I’d just like to note here that I made it at least a good forty-eight hours. Maybe it would have been longer had I stayed home all weekend.
There seems to be a certain type of person who arrives at the coming out phase and thinks, Hmmm….Lots of affectionate pity from friends…extra lenience for bad behavior [overdrinking, overspending, screwing over friends, screwing over boyfriends, screwing over friends with their boyfriends]…a ready excuse for not dealing well with my parents…I could learn to like this, and decides to camp there indefinitely.
I doubt that that’s a conscious decision for the most part, you understand; it’s just this whole self-fulfilling prophecy thing. Nearly everyone starts out in gay life wondering whether he’ll make any friends and whether any guys will go for him at all, let alone whether he’ll ever find love. It’s kind of scary at first. No shame in that. Reasonable people figure that, hey, a little open rejection every now and then is way better than a lot of being closed off and closeted and borderline-suicidal all the time…and besides, if a few million other guys and girls can do it, so can they. And they’re right.
By contrast, the determined whiners are the boys who in five years go from a tentative Will anyone ever be interested in me for real? to the confidently crabby I hate the bar scene–everyone’s so shallow! without ever stopping at Maybe it’s MY behavior that’s flawed and I should GET OVER MYSELF and try modifying it in between.
When one of these characters starts getting wound up–here as at home, you generally know you’ve got trouble when the words “bar scene” are uttered–it is, I have learned, a mistake to try to head him off at the pass by suggesting that he might want to try other possible ways to circulate. Guys have a bizarre way of objecting to Internet classifieds as “kinda pathetic” immediately after complaining that they’re dateless and friendless at bars. And recommending that someone join a sports or activities group is useless when his whole problem is that he thinks happiness should bestir itself to come and find him.
Well, all right, you don’t like bars, but you don’t like the other options any more, so you’re stuck here unless you decide to go into a monastery. How about doing what everybody else does? You talk to people. Some of them won’t be interested, and some of them won’t be very nice about the fact that they’re not interested. That stings, but it won’t kill you.
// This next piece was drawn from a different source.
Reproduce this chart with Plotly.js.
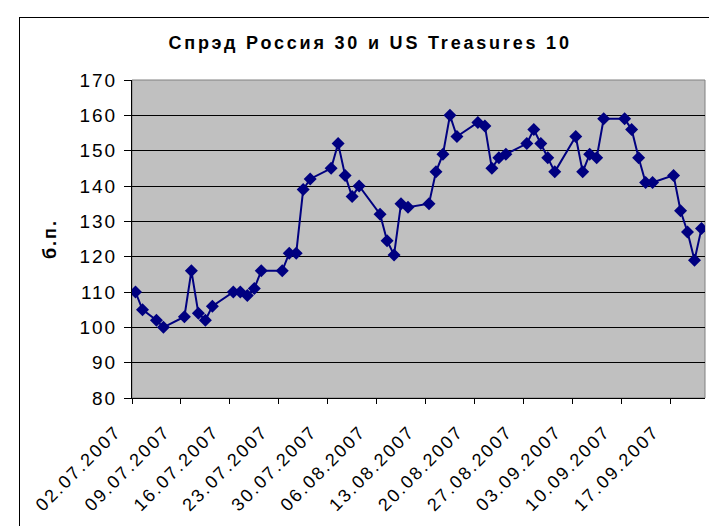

And talking to guys who don’t seem likely to become boyfriends or best buddies reminds you that you’re not the center of the universe and everyone has problems. You’ll eventually have a relationship that doesn’t really go anywhere, or that lasts a year or so before you realize it isn’t good for you. You call it a learning experience and move on. That’s one of the things that happen when you choose for yourself rather than letting family elders and other matchmakers filter out possible partners. If liberty’s not working out for you, maybe you’d prefer to go back to the older system and get your parents to pick. You probably won’t be any happier, but at least with you and your wife sharing the same loveless marriage, she might have some empathy to draw on while listening to you mewl.